There are, in fact, regulations in NSW and Victoria designed to protect
animals in film and television from head-in-the-sand cheque-in-the-bank
merchants. Codes of practice were drawn up after a court case following the
filming of The Man From Snowy River II.
"The charges involved overuse of a mare that turned out to be pregnant,
and the killing of that mare with an axe," says Richard Hunter of the Victorian
RSPCA. There was no vet or operational firearm on the set.
The makers were cleared of charges of cruelty and aggravated cruelty to
the pregnant mare. According to Hunter, the subsequent legislation has had
a"wonderful" effect.
But the RSPCA in NSW still gets several complaints a week about screen
animals, according to David Butcher, executive director of the NSW RSPCA. He
says many are unfounded, but some, like a number of video entries to Graham
Kennedy's Funniest Home Video Show, are of "considerable concern".
Butcher believes the codes of practice should be national; at the moment
people have only to cross a State line to avoid them.
Sydney-based commercial maker Ron Windon finds it difficult to believe
that anyone would hurt the animals they use.
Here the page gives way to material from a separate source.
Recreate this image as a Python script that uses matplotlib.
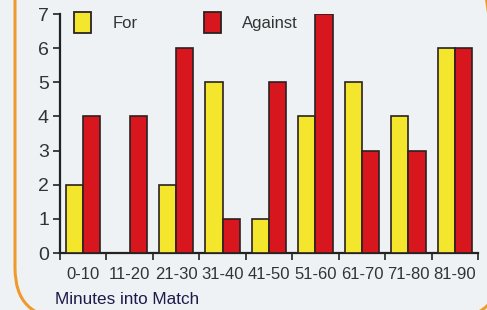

"I don't know of anybody who would treat animals unfairly," he told The
Guide. "There is too much at stake (financially)."
He estimates that 100 of the 1,500 commercials he has made since 1972 have
featured animals, from camels to cockroaches. Time wasted on animals that don't
perform is money down the drain on commercial shoots, he says, and he avoids
wranglers.
"If you trust trainers and owners you get nowhere," he says, prefering to
rely on common sense and "animal psychology".
Windon was responsible for the Drontal wormer courtroom ad, which used 25
cats and dogs in costume.
Casting took a month, four times longer than it usually takes to cast
actors, and filming took three days.
There is no set payment for animal actors. One Melbourne agency told The
Guide that people negotiate "from a couple of hundred dollars to a couple of
thousand, depending on what's involved and who is handling it".
The minimum Windon says he will pay is about about $800.
Diana Nuttall of the All Star Animal Agency provided most of the animals
used on the Drontal commercial. She owns 25 cats, three rabbits, a parrot, three
budgies, two miniature horses and some King Charles spaniels.
She charges from $80 to about $300 for a day's work, but says she doesn't
think of herself as an animal trainer. "I can (just) get animals to do what I
want," she says.
Mark Lewis got the 10 dogs he needed for The Wonderful World of Dogs by
looking through dog photos. By striking a deal with a dog food manufacturer, he
got them "pretty cheap".
He, too, tends to bypass trainers. "I was the only Cane Toads wrangler,"
he says, describing how he used to make them perform by "tickling them on their
bums".
"The only difference with working with dogs is that you can't fit as many
of them into the back of a truck as you can cane toads," he explains.
His next film will be about bugs. Will he get a bug wrangler?
Lewis laughs. "No, I think I'll do this one myself."